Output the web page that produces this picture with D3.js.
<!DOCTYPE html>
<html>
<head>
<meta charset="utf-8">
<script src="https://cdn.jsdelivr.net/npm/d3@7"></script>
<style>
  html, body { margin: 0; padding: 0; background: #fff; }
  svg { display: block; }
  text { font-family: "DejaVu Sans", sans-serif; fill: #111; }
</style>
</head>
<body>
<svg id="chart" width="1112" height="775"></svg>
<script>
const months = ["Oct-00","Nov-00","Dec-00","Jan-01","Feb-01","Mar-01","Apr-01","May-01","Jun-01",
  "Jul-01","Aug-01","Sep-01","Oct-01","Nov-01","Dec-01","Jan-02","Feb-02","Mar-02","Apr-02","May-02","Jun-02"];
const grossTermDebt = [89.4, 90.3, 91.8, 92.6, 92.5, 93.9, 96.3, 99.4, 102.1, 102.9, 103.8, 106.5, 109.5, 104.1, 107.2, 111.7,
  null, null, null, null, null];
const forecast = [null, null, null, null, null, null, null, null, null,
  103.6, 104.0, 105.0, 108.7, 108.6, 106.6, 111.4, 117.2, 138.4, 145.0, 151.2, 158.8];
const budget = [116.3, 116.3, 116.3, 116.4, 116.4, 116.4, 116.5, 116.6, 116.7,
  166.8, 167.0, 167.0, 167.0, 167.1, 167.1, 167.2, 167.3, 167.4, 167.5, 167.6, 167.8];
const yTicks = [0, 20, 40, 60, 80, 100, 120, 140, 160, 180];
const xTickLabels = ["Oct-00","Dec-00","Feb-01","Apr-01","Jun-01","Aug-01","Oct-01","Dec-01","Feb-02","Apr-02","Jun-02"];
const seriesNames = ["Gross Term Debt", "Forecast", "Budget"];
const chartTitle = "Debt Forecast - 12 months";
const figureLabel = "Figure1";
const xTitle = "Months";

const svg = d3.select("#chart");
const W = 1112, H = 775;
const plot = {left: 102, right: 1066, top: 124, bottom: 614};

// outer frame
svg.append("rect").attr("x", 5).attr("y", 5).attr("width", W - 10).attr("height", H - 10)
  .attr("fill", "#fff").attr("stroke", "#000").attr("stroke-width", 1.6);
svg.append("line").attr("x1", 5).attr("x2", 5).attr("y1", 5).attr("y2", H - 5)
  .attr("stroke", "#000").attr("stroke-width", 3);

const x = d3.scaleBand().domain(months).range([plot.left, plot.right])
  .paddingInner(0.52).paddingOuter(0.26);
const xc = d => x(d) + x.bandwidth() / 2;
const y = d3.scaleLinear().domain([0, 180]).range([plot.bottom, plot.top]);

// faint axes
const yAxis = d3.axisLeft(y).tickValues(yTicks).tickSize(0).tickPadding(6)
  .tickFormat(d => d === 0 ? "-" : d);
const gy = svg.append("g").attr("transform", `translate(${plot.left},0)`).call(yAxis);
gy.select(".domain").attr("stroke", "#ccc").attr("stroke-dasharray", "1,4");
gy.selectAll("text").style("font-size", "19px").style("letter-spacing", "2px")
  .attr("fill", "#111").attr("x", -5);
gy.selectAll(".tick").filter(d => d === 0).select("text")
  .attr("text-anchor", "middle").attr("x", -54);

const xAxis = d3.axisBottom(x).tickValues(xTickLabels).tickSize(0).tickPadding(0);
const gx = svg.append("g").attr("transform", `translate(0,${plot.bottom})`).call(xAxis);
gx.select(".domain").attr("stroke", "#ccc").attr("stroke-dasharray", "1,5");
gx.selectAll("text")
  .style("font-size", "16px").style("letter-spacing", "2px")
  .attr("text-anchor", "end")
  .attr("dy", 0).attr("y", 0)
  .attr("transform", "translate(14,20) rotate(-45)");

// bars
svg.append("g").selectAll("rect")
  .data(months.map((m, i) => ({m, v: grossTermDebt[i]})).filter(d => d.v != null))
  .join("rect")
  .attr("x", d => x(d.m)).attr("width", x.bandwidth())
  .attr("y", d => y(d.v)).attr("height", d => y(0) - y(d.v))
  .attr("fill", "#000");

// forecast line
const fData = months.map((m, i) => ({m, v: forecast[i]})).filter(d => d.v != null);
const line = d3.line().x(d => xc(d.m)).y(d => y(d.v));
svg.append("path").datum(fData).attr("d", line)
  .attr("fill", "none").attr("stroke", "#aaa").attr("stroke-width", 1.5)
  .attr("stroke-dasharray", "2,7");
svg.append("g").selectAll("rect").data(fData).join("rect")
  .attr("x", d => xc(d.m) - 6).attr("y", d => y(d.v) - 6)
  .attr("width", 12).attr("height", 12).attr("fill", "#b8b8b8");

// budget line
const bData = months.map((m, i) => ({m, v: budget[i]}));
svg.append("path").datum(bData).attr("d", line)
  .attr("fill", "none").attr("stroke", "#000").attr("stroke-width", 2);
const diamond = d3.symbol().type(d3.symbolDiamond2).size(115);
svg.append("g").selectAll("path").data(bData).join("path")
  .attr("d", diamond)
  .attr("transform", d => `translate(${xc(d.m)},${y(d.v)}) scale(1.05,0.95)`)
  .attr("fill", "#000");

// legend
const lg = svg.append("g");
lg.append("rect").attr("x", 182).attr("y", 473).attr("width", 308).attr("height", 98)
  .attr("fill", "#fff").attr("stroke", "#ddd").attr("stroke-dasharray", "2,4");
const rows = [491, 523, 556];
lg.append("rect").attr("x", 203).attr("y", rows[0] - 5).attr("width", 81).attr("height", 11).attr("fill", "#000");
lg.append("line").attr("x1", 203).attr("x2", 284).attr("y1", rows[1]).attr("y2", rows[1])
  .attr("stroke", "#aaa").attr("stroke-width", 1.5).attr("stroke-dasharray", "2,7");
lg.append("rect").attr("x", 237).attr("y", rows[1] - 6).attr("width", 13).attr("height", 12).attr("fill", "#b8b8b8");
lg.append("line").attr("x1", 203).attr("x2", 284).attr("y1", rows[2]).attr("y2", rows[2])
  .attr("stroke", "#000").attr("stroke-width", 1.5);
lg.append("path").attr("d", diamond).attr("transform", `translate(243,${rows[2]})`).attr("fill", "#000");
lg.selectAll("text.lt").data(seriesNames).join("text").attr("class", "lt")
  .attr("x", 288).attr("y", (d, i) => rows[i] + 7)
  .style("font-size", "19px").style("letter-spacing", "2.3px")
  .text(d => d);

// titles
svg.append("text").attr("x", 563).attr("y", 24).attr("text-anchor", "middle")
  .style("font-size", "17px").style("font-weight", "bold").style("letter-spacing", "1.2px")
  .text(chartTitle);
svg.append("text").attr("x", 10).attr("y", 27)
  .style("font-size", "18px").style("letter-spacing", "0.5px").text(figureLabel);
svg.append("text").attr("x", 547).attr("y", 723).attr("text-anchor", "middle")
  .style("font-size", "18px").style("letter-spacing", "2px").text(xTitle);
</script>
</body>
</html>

==

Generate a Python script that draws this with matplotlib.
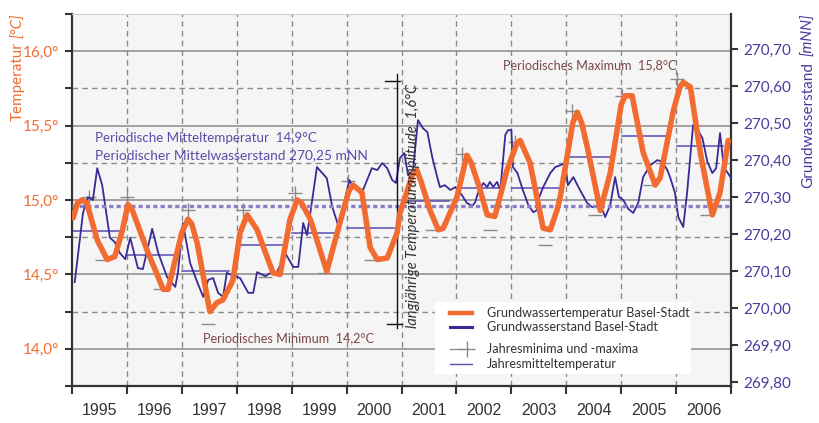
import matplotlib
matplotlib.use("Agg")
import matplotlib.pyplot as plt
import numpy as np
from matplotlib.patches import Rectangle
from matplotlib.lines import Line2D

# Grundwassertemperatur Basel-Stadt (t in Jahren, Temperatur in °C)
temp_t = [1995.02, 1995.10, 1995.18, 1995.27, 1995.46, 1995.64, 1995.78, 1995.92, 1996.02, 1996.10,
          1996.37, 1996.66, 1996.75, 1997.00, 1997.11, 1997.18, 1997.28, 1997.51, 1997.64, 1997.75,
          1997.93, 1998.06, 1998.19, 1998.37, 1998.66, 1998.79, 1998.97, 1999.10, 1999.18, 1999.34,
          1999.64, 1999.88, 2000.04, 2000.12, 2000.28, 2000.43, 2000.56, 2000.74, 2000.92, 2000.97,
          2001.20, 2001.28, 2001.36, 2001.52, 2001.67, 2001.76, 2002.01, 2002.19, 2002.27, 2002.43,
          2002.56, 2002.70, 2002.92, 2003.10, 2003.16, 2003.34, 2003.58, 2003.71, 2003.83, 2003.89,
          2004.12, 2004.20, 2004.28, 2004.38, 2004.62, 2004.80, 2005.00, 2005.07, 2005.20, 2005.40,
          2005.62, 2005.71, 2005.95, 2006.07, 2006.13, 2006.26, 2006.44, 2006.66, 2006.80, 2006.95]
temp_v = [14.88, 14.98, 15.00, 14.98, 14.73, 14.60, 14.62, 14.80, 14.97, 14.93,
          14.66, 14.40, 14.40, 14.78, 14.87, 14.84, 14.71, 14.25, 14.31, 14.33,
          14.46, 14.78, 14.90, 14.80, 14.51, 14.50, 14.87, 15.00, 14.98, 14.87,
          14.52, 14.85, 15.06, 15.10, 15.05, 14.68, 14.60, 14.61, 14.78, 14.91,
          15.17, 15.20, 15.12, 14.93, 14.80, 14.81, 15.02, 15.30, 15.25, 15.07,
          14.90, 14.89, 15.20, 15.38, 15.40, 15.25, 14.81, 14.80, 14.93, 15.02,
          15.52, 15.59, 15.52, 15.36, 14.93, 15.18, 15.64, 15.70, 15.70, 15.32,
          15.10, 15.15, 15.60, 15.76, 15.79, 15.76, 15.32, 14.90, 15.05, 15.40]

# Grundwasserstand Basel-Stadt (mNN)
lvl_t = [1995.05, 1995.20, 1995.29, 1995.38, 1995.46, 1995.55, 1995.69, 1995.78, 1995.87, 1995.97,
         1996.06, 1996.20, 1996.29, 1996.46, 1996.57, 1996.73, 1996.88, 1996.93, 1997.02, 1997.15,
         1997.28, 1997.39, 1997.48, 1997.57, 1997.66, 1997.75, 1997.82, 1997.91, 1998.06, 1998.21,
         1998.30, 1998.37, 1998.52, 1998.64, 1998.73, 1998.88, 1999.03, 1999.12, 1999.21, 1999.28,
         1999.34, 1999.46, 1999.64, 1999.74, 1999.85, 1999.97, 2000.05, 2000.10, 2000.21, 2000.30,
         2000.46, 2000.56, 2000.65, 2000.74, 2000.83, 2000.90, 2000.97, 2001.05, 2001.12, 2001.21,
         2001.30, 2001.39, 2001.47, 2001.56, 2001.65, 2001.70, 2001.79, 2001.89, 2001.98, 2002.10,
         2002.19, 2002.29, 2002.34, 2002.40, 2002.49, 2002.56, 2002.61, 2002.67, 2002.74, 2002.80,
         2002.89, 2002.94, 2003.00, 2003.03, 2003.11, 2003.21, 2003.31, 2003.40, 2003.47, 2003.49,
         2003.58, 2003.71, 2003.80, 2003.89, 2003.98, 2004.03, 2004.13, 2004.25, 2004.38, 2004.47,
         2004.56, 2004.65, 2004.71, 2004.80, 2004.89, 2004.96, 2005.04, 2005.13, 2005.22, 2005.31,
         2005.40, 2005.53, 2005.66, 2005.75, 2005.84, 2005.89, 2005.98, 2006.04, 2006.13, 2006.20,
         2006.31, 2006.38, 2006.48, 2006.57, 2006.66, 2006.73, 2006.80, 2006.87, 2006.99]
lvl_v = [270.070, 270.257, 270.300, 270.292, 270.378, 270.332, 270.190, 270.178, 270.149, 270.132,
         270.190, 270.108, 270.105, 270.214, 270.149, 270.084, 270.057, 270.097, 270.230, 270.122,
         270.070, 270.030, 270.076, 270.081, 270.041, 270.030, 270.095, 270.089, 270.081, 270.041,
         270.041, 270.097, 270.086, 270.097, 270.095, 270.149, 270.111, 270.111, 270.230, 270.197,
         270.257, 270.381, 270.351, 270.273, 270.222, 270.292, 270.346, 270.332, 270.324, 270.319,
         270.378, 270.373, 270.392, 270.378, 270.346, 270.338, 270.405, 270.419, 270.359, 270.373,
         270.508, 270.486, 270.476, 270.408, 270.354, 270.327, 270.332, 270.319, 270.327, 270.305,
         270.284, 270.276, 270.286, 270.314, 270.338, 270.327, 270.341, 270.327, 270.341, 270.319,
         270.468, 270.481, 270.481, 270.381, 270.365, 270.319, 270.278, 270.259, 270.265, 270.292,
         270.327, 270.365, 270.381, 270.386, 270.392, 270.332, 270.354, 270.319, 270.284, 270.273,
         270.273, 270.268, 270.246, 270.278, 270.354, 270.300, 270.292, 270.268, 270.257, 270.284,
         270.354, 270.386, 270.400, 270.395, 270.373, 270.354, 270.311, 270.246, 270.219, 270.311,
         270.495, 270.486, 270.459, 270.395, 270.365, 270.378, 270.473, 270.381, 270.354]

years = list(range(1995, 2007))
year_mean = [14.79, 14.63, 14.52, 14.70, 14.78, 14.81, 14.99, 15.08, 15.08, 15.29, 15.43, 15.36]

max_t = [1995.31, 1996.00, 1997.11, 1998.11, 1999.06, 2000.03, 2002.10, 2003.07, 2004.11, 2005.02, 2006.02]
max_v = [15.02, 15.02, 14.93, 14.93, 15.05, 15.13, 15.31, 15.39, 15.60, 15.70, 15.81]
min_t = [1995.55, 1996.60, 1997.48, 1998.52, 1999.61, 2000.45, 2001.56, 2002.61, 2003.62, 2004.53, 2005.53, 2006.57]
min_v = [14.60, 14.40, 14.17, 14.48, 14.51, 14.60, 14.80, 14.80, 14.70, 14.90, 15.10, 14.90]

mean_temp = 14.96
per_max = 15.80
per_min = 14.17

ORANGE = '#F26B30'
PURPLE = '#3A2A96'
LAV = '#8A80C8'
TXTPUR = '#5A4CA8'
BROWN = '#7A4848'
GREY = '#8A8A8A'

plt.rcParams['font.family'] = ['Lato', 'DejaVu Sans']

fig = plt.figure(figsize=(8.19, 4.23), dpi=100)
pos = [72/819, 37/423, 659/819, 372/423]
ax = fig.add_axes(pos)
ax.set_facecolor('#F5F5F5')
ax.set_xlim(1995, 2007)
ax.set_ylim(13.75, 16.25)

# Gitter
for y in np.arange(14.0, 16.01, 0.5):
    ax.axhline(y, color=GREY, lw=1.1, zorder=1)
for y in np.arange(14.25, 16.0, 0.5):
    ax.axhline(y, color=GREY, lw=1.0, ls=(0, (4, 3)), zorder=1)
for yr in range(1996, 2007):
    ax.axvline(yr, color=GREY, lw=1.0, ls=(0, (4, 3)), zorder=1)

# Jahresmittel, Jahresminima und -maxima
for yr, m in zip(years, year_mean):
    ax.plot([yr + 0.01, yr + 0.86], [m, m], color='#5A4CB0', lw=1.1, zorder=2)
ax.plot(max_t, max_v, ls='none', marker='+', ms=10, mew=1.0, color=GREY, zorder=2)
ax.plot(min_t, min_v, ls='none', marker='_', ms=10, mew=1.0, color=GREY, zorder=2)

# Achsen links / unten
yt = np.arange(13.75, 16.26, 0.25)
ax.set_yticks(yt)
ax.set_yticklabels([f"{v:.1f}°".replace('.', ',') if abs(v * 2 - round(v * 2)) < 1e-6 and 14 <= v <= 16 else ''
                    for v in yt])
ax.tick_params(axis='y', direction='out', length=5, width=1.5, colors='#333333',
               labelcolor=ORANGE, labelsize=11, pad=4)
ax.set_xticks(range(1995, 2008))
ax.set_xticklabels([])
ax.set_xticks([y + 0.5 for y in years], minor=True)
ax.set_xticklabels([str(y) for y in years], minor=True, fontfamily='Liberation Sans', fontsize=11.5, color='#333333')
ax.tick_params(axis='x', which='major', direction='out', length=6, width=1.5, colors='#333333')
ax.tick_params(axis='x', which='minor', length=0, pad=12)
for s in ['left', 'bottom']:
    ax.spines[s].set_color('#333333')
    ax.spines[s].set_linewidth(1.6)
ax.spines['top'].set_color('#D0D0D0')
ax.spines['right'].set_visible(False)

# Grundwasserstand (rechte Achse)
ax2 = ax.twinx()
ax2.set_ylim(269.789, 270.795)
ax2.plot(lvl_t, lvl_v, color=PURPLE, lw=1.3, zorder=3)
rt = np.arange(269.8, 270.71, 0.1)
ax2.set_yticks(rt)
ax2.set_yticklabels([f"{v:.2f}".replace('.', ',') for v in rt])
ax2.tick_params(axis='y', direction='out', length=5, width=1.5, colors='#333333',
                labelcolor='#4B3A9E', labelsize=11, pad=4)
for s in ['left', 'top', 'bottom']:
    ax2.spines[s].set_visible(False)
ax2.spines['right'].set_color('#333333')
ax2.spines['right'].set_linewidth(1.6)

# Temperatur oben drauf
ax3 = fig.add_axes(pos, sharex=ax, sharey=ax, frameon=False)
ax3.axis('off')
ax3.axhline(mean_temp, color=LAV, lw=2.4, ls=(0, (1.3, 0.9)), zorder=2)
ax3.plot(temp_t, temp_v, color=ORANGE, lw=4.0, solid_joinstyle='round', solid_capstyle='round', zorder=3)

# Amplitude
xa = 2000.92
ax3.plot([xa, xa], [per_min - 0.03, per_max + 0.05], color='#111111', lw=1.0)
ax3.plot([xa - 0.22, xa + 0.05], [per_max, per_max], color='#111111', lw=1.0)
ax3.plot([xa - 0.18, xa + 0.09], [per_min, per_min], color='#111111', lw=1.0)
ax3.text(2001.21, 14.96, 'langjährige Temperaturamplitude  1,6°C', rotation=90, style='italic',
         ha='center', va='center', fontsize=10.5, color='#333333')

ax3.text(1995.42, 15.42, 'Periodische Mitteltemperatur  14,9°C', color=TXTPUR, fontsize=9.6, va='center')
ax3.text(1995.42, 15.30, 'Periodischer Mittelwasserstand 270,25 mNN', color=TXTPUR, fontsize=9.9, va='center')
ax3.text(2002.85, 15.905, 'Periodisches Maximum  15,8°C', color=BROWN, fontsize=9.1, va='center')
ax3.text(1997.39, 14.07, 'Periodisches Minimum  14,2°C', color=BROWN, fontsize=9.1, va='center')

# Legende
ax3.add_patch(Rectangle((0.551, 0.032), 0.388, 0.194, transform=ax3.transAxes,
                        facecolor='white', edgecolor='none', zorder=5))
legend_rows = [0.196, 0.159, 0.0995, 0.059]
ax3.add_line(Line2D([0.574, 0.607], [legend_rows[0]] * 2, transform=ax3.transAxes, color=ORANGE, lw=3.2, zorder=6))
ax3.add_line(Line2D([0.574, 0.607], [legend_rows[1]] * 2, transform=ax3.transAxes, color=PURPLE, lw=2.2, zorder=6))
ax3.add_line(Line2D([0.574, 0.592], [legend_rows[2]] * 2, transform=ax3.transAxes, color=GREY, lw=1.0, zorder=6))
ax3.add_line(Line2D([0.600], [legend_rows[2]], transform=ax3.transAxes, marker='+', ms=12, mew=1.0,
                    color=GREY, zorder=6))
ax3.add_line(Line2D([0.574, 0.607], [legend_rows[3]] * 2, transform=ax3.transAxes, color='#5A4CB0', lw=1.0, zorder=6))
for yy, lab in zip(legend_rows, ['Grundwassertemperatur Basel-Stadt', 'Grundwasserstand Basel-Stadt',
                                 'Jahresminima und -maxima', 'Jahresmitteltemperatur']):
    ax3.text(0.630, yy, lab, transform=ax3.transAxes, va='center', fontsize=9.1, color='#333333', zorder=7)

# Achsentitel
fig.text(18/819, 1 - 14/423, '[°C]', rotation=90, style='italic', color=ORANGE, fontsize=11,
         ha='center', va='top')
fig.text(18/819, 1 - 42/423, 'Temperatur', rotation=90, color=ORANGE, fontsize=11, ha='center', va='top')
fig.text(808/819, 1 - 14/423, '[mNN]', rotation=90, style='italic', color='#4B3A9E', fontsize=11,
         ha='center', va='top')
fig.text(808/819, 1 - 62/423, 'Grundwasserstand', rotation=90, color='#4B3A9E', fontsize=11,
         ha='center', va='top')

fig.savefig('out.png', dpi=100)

...

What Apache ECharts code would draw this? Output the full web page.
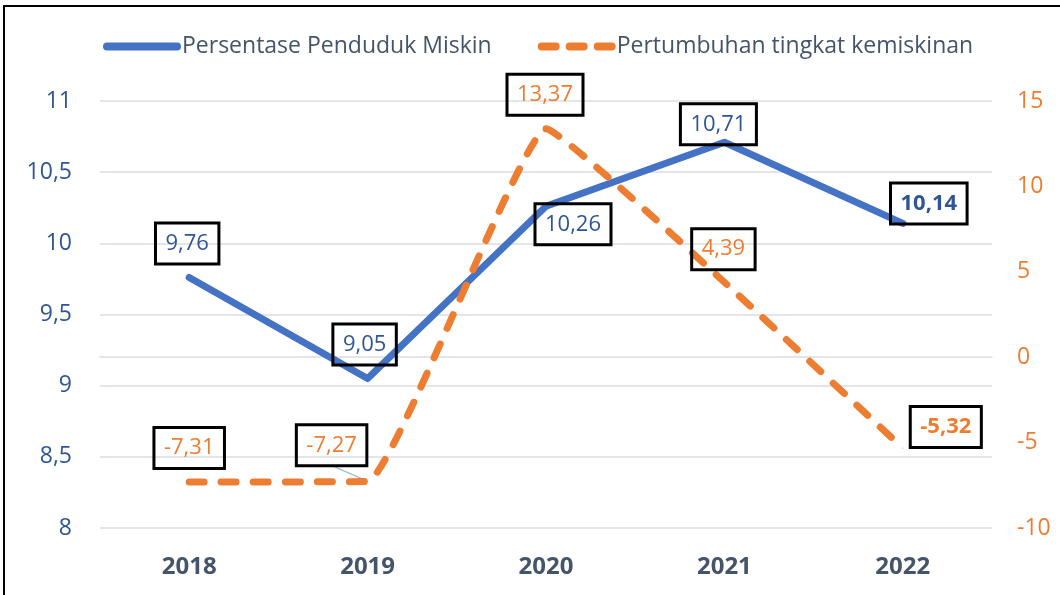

What you should do - All lines above from the one containing "Generate a Python" through the one containing "from matplotlib.lines import Line2D" are to be quoted exactly, and only those; pictures are left out.

In response -
Generate a Python script that draws this with matplotlib.
import matplotlib
matplotlib.use("Agg")
import matplotlib.pyplot as plt
import numpy as np
from matplotlib.patches import Rectangle
from matplotlib.lines import Line2D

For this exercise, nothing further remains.